Mein Code war innerhalb von 30 Sekunden fertig. Siehe Anhang


----------



## webcamping (10. Oktober 2008)

nun ja hier die anforderung nochmal spezifiziert!

grafik: http://www.dauerbau.de/anforderung.gif

xls: http://www.dauerbau.de/anf.zip


----------



## Zvoni (10. Oktober 2008)

Arrrghhh. Mist. Das primäre Kriterium ist Spalte 2 und nicht Spalte 1.

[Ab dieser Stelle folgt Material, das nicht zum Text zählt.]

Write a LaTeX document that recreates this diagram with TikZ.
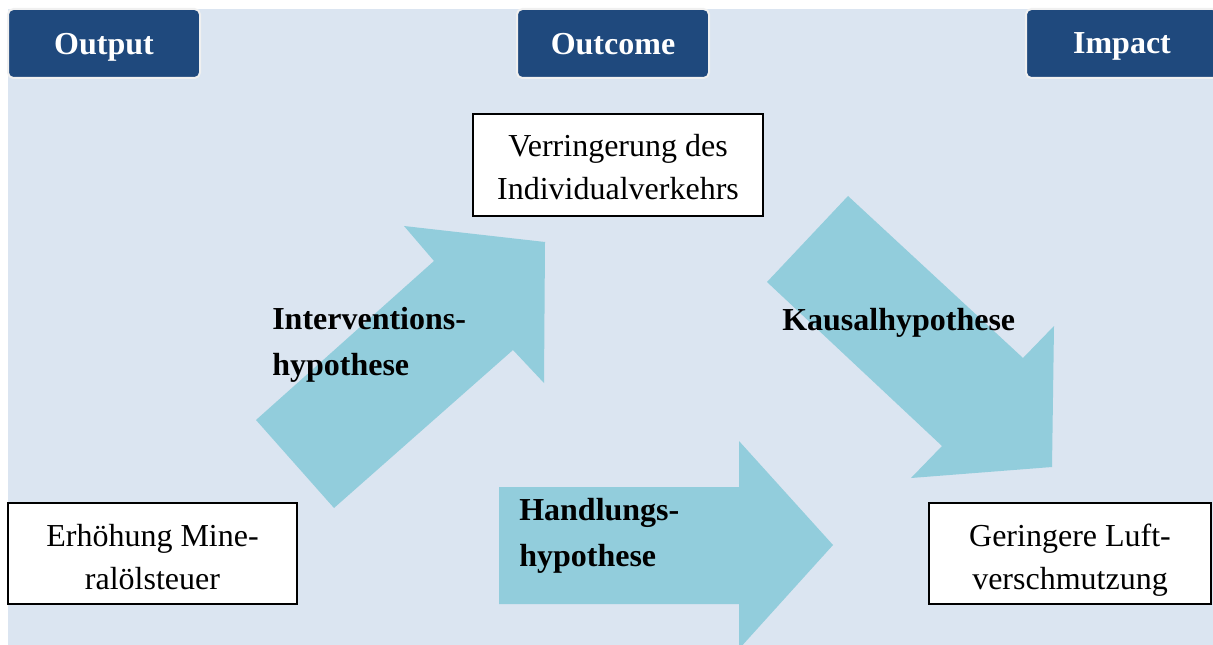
\documentclass[tikz,border=0pt]{standalone}
\usepackage{fontspec}
\setmainfont{Liberation Serif}
\definecolor{bgblue}{HTML}{DBE5F1}
\definecolor{hdrblue}{HTML}{1F497D}
\definecolor{arrowteal}{HTML}{92CDDC}
\begin{document}
\begin{tikzpicture}[x=0.75pt,y=-0.75pt,
  hdr/.style={fill=hdrblue, draw=white!94!black, line width=1.5pt, rounded corners=4pt,
    text=white, font=\fontsize{24}{28}\selectfont\bfseries, text depth=0pt,
    minimum width=144pt, minimum height=51.75pt, inner sep=0pt},
  box/.style={draw=black, line width=1.1pt, fill=white, inner sep=0pt},
  boxtext/.style={align=center, font=\fontsize{24}{32.25}\selectfont, inner sep=0pt},
  lab/.style={font=\fontsize{24}{34.5}\selectfont\bfseries, align=left, inner sep=0pt},
  blockarrow/.style={fill=arrowteal}]
\useasboundingbox (0,0) rectangle (1213,645);
\fill[bgblue] (8,9) rectangle (1213,645);

% header boxes
\node[hdr] (output) at (104,43.5) {Output};
\node[hdr] (outcome) at (613,43.5) {Outcome};
\node[hdr] (impact) at (1122,43.5) {Impact};

% block arrows
\fill[blockarrow] (256,420) -- (434,261) -- (404,226) -- (545,242) -- (544,383) -- (513,350) -- (334,508) -- cycle;
\fill[blockarrow] (848,196) -- (1023,358) -- (1054,326) -- (1052,467) -- (911,478) -- (942,446) -- (767,282) -- cycle;
\fill[blockarrow] (499,487) -- (739,487) -- (739,441) -- (833,545) -- (739,649) -- (739,604) -- (499,604) -- cycle;

% boxes
\node[box, minimum width=217.5pt, minimum height=76.5pt] (verr) at (618,165) {};
\node[boxtext] (verrtxt) at ([yshift=-1.2pt]verr.center) {Verringerung des\\Individualverkehrs};
\node[box, minimum width=216.75pt, minimum height=75.75pt] (erh) at (152.5,553.5) {};
\node[boxtext] (erhtxt) at ([yshift=-2.3pt]erh.center) {Erhöhung Mine-\\ralölsteuer};
\node[box, minimum width=211.5pt, minimum height=75.75pt] (ger) at (1070,553.5) {};
\node[boxtext] (gertxt) at ([yshift=-5pt]ger.center) {Geringere Luft-\\verschmutzung};

% labels
\node[lab, anchor=north west] (intlab) at (272,307) {Interventions-\\hypothese};
\node[lab, anchor=base west] (kauslab) at (782,330) {Kausalhypothese};
\node[lab, anchor=north west] (handlab) at (519,498) {Handlungs-\\hypothese};
\end{tikzpicture}
\end{document}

Moment, ich pass das mal an.


----------



## webcamping (10. Oktober 2008)

leider hab ich kein office vista. bitte in office 2003 format speicher! danke


----------



## webcamping (10. Oktober 2008)

habe leider kein office vista.
kannst du das bitte in office 2003 kompatiblen format ablegen und erneut senden.

danke


----------



## Zvoni (10. Oktober 2008)

So jetzt müssts stimmen


----------



## webcamping (10. Oktober 2008)

unglaublich was so alles möglich ist.
was konkret hast du denn jetzt mit der spalte "f" gemacht- (wo die summen gebildet werden)?


----------



## Zvoni (13. Oktober 2008)

Spalte F wurde komplett gekillt, da die Formeln, welche in den Excel-Zellen standen, nicht mehr benötigt wurden, da die Berechnung direkt durch das Makro ablief.


----------